Quick Sips - July 2015 this month certain tends toward the dark, with pretty much all but of its five stories inky and disturbing. Of course, there's really nothing wrong with that, and the stories do provide a wide range of approaches to darkness, to suffering. And there is a much lighter superhero story thrown in to bring a bit of lightness and fun into the mix. Really these stories seem to be about dealing with the past, with past trauma in most of the stories but the past more generally. A dance unfinished, the looming ghosts of past experiments, the forgotten nightmares of a time before humans, the origin of a superhero steeped in loss, and the tragic childhood of a woman from a very messed up family, the past refuses to stay buried in these stories. So let's get to the reviews!
Art by Jeffrey Alan Love


"At the End of Babel" by Michael Livingston (7705 words)

Tabitha Hoarse Raven is the last of her language, the last to be able to speak Keresan. And she's on a pilgrimage back to Sky City, the last ruined city of her people, in this story. Along with her is a guide, Red Rabbit, another Native American, who knows the way. It's a place Tabitha hasn't been to since she was a child, since she watched her father and almost everyone else gunned down by a government that upholds that speaking any language other than English is a crime. That is breaks unity. The story is moving, slow, building the tragedy of what has happened, the weight of it until it seems like very step that Tabitha takes might break through the earth and pull her down into the darkness. But she pulls on a strength and faith that is grounded more in loss and sorrow than in rising hope. Still, she goes to complete the dance her father started the night he died, to recapture the power of it or perhaps simply to make an end of it. What could have been the end, though, turns into something else entirely. She finishes her dance and signs her prayers into the air and is answered. The story does a great job of setting up the place, of contextualizing the significance of Sky City, its astronomy and bloody history, and the story shows a new page of that, the start of a new chapter, one that will hopefully end much different than the others. Because Tabitha does manage to be heard, and what answers is old, and powerful, and angry.
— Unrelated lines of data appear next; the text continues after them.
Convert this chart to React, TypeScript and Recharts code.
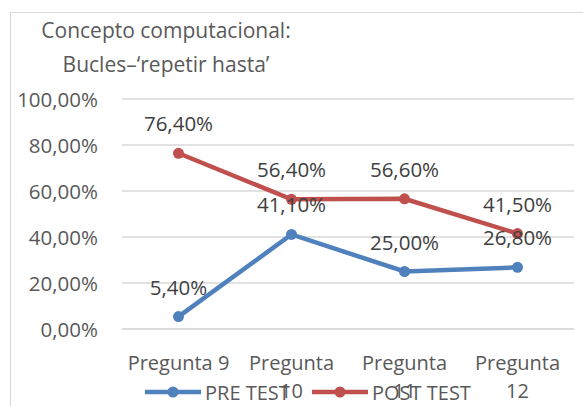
import { LineChart, Line, XAxis, YAxis, CartesianGrid, LabelList } from 'recharts';

const categories = ['Pregunta 9', 'Pregunta 10', 'Pregunta 11', 'Pregunta 12'];
const preTest = [0.054, 0.411, 0.25, 0.268];
const postTest = [0.764, 0.564, 0.566, 0.415];
const yTicks = [0, 0.2, 0.4, 0.6, 0.8, 1];
const titleLines = ['Concepto computacional:', 'Bucles\u2013\u2018repetir hasta\u2019'];

const FONT = '"Open Sans", "Liberation Sans", sans-serif';
const BLUE = '#4f81bd';
const RED = '#c0504d';

const data = categories.map((name, i) => ({ name, pre: preTest[i], post: postTest[i] }));

const pct = (v: number) => `${(v * 100).toFixed(2).replace('.', ',')}%`;

function CategoryTick(props: any) {
  const { x, y, payload } = props;
  const text: string = payload.value;
  const lines = text.length > 10 ? text.split(' ') : [text];
  return (
    <g>
      {lines.map((l, i) => (
        <text
          key={i}
          x={x}
          y={y + 25 + i * 28}
          textAnchor="middle"
          dominantBaseline="central"
          style={{ fontSize: 20, fontFamily: FONT }}
          fill="#595959"
        >
          {l}
        </text>
      ))}
    </g>
  );
}

function ValueTick(props: any) {
  const { x, y, payload } = props;
  return (
    <text x={x} y={y} textAnchor="end" dominantBaseline="central" fill="#595959" style={{ fontSize: 20.5, fontFamily: FONT }}>
      {pct(payload.value)}
    </text>
  );
}

function PointLabel(props: any) {
  const { x, y, value } = props;
  return (
    <text
      x={x}
      y={y - 30}
      textAnchor="middle"
      dominantBaseline="central"
      fill="#404040"
      style={{ fontSize: 20.5, fontFamily: FONT }}
    >
      {pct(value)}
    </text>
  );
}

function LegendItem({ color, label, left }: { color: string; label: string; left: number }) {
  return (
    <div style={{ position: 'absolute', left, top: 378, height: 28, display: 'flex', alignItems: 'center' }}>
      <svg width={56} height={14}>
        <line x1={0} y1={7} x2={56} y2={7} stroke={color} strokeWidth={4.5} />
        <circle cx={28} cy={7} r={5.5} fill={color} />
      </svg>
      <span style={{ marginLeft: 4, fontSize: 20, color: '#595959', fontFamily: FONT, whiteSpace: 'nowrap' }}>
        {label}
      </span>
    </div>
  );
}

export default function App() {
  return (
    <div style={{ position: 'absolute', left: 0, top: 0, width: 583, height: 406, background: '#fff', overflow: 'hidden' }}>
      <div
        style={{
          position: 'absolute',
          left: 10,
          top: 12,
          width: 600,
          height: 420,
          borderLeft: '1.5px solid #d9d9d9',
          borderTop: '1.5px solid #d9d9d9',
        }}
      />
      <div
        style={{
          position: 'absolute',
          left: 16,
          top: 13,
          width: 300,
          textAlign: 'center',
          fontFamily: FONT,
          fontSize: 21,
          lineHeight: '34px',
          color: '#595959',
        }}
      >
        {titleLines.map((t) => (
          <div key={t}>{t}</div>
        ))}
      </div>
      <div style={{ position: 'absolute', left: 0, top: 0 }}>
        <LineChart width={583} height={406} data={data} margin={{ top: 99, right: 9, left: 0, bottom: 0 }}>
          <CartesianGrid vertical={false} stroke="#d9d9d9" strokeWidth={1.5} />
          <XAxis
            dataKey="name"
            height={77}
            padding={{ left: 56.5, right: 56.5 }}
            axisLine={{ stroke: '#d9d9d9', strokeWidth: 1.5 }}
            tickLine={false}
            tick={<CategoryTick />}
            interval={0}
          />
          <YAxis
            width={122}
            domain={[0, 1]}
            ticks={yTicks}
            axisLine={false}
            tickLine={false}
            tickSize={0}
            tickMargin={24}
            tick={<ValueTick />}
          />
          <Line
            dataKey="pre"
            stroke={BLUE}
            strokeWidth={4.5}
            dot={{ r: 5.5, fill: BLUE, stroke: BLUE, strokeWidth: 0 }}
            isAnimationActive={false}
          >
            <LabelList dataKey="pre" content={<PointLabel />} />
          </Line>
          <Line
            dataKey="post"
            stroke={RED}
            strokeWidth={4.5}
            dot={{ r: 5.5, fill: RED, stroke: RED, strokeWidth: 0 }}
            isAnimationActive={false}
          >
            <LabelList dataKey="post" content={<PointLabel />} />
          </Line>
        </LineChart>
      </div>
      <LegendItem color={BLUE} label="PRE TEST" left={145} />
      <LegendItem color={RED} label="POST TEST" left={312} />
    </div>
  );
}
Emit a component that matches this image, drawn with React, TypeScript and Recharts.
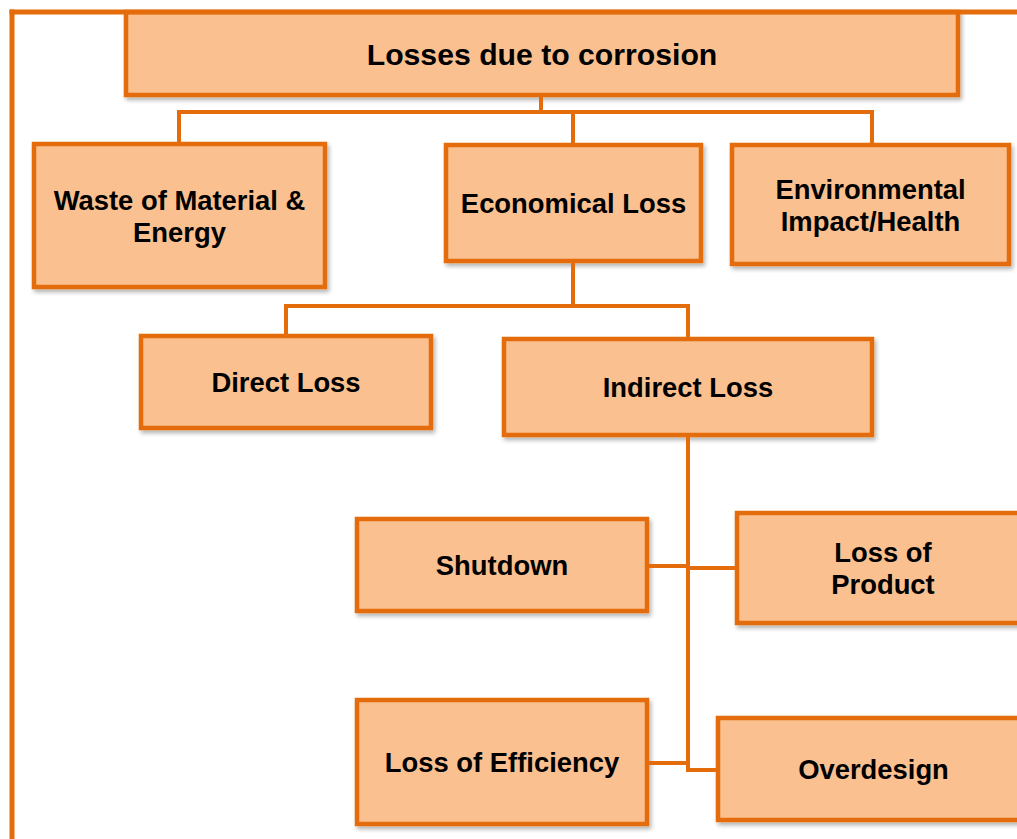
import React from "react";
import { ScatterChart, XAxis, YAxis, Scatter, ReferenceArea, ReferenceLine } from "recharts";

// Node labels (lines of text) of the tree
const nodeLabels: string[][] = [
  ["Losses due to corrosion"],
  ["Waste of Material &", "Energy"],
  ["Economical Loss"],
  ["Environmental", "Impact/Health"],
  ["Direct Loss"],
  ["Indirect Loss"],
  ["Shutdown"],
  ["Loss of", "Product"],
  ["Loss of Efficiency"],
  ["Overdesign"],
];
// Box extents in diagram units
const boxLeft = [126, 34, 446, 732, 141, 504, 357, 737, 357, 718];
const boxRight = [958, 325, 701, 1009, 431, 872, 647, 1029, 647, 1029];
const boxTop = [12, 144, 145, 145, 336, 339, 519, 513, 700, 718];
const boxBottom = [95, 287, 261, 264, 428, 435, 611, 623, 824, 820];

// Connector segments [x1, y1, x2, y2] in diagram units
const connectors: number[][] = [
  [541, 95, 541, 112],
  [179, 112, 872, 112],
  [179, 112, 179, 144],
  [573, 112, 573, 145],
  [872, 112, 872, 145],
  [573, 261, 573, 306],
  [286, 306, 688, 306],
  [286, 306, 286, 336],
  [688, 306, 688, 339],
  [688, 435, 688, 770],
  [647, 566, 688, 566],
  [688, 568, 737, 568],
  [647, 763, 688, 763],
  [688, 770, 718, 770],
];
// Outer frame segments
const frame: number[][] = [
  [12, 12, 1017, 12],
  [12, 12, 12, 839],
];

const W = 1017;
const H = 839;
const STROKE = "#E46C0A";
const FILL = "#FAC090";
const FONT = "'Liberation Sans', Arial, Helvetica, sans-serif";

const centers = nodeLabels.map((l, i) => ({
  x: (boxLeft[i] + boxRight[i]) / 2,
  y: (boxTop[i] + boxBottom[i]) / 2,
}));

const makeShape = (i: number) => (props: any) => {
  const { x, y, width, height } = props;
  const lines = nodeLabels[i];
  const fs = i === 0 ? 30.2 : 27.4;
  const lh = 32;
  const cx = x + width / 2;
  const cy = y + height / 2;
  const fid = `shadow${i}`;
  return (
    <g>
      <defs>
        <filter id={fid} x="-10%" y="-10%" width="130%" height="140%">
          <feGaussianBlur in="SourceAlpha" stdDeviation="2" />
          <feOffset dx="2" dy="3" result="ob" />
          <feComponentTransfer>
            <feFuncA type="linear" slope="0.3" />
          </feComponentTransfer>
          <feMerge>
            <feMergeNode />
            <feMergeNode in="SourceGraphic" />
          </feMerge>
        </filter>
      </defs>
      <rect
        x={x}
        y={y}
        width={width}
        height={height}
        fill={FILL}
        stroke={STROKE}
        strokeWidth={4.5}
        filter={`url(#${fid})`}
      />
      {lines.map((t, k) => (
        <text
          key={k}
          x={cx}
          y={cy + 0.5 + (k - (lines.length - 1) / 2) * lh}
          textAnchor="middle"
          dominantBaseline="central"
          fontFamily={FONT}
          fontWeight="bold"
          fontSize={fs}
          fill="#000"
        >
          {t}
        </text>
      ))}
    </g>
  );
};

export default function App() {
  return (
    <div style={{ position: "absolute", left: 0, top: 0, width: W, height: H, background: "#fff" }}>
      <ScatterChart width={W} height={H} margin={{ top: 0, right: 0, bottom: 0, left: 0 }}>
        <XAxis type="number" dataKey="x" domain={[0, W]} hide allowDataOverflow />
        <YAxis type="number" dataKey="y" domain={[0, H]} reversed hide allowDataOverflow />
        {frame.map((s, i) => (
          <ReferenceLine
            key={`f${i}`}
            segment={[{ x: s[0], y: s[1] }, { x: s[2], y: s[3] }]}
            stroke={STROKE}
            strokeWidth={5}
            strokeLinecap="square"
            ifOverflow="visible"
          />
        ))}
        {connectors.map((s, i) => (
          <ReferenceLine
            key={`c${i}`}
            segment={[{ x: s[0], y: s[1] }, { x: s[2], y: s[3] }]}
            stroke={STROKE}
            strokeWidth={4}
            strokeLinecap="square"
            ifOverflow="visible"
          />
        ))}
        {nodeLabels.map((_, i) => (
          <ReferenceArea
            key={`n${i}`}
            x1={boxLeft[i]}
            x2={boxRight[i]}
            y1={boxTop[i]}
            y2={boxBottom[i]}
            ifOverflow="visible"
            shape={makeShape(i)}
          />
        ))}
        <Scatter data={centers} isAnimationActive={false} shape={() => <g />} />
      </ScatterChart>
    </div>
  );
}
The ending is a little vague, where things might go from there, because it doesn't really seem like things are solved by this one action, but perhaps it's showing that there is still hope, that there is still power in language, in diversity. That we should not be trying to create one people, especially not where there are people who've an older claim to the place. That if anyone should be changing, it is the dominant group, that there should be a burden of memory, a responsibility to do better than those who committed genocide. It's a pretty low bar, and yet it seems like, time and again, when the red paint fades some, there need to be reminders. A very good story.

"Islands of the Coast of Capitola, 1978" by David Herter (13617 words)

Okay, not going to lie, this one is a rather disturbing story about a boy, Ballou, who lives with his mother in a place that might have once housed gruesome laboratories. Ballou is full of imagination, and as a lonely boy all alone in a strange house, it's difficult to know what is real and what is fantasy. Whatever the case, it is obvious that he is a bit messed up, has had to grow up with hallucinations and nosebleeds and a mother who seems trapped in a cycle of substance abuse and regular abuse and it's not a good situation at all, especially when "Uncle" Wilson shows up and brings everything to a head. And wow, yeah, the story does a great job bringing the creepy, bringing a gothic feel of isolation and foreboding dread with Wilson and his violence, his threat. He is a bully, a giant to the ten-year-old boy, and he arrives not benignly but quite malignantly dismantling Ballou's life via his mother. There are some very strange flourishes to the story, bits that could be real or not, and I wasn't entirely sure what was really going on with the house. It seemed to be a place where experiments were done, on birds and humans, and perhaps a place where drugs were made, but it's difficult to say because the story does do a good job of filtering everything through Ballou's perspective. It's a creepy story, disturbing and surreal and the ending is tragic and trippy and has left me a bit numb. It's a long story, but one to check out and wrestle with. Probably this deserves more than one reading, but even with one reading I can safely recommend it. Indeed.

"In the Cave of the Delicate Singers" by Lucy Taylor (5736 words)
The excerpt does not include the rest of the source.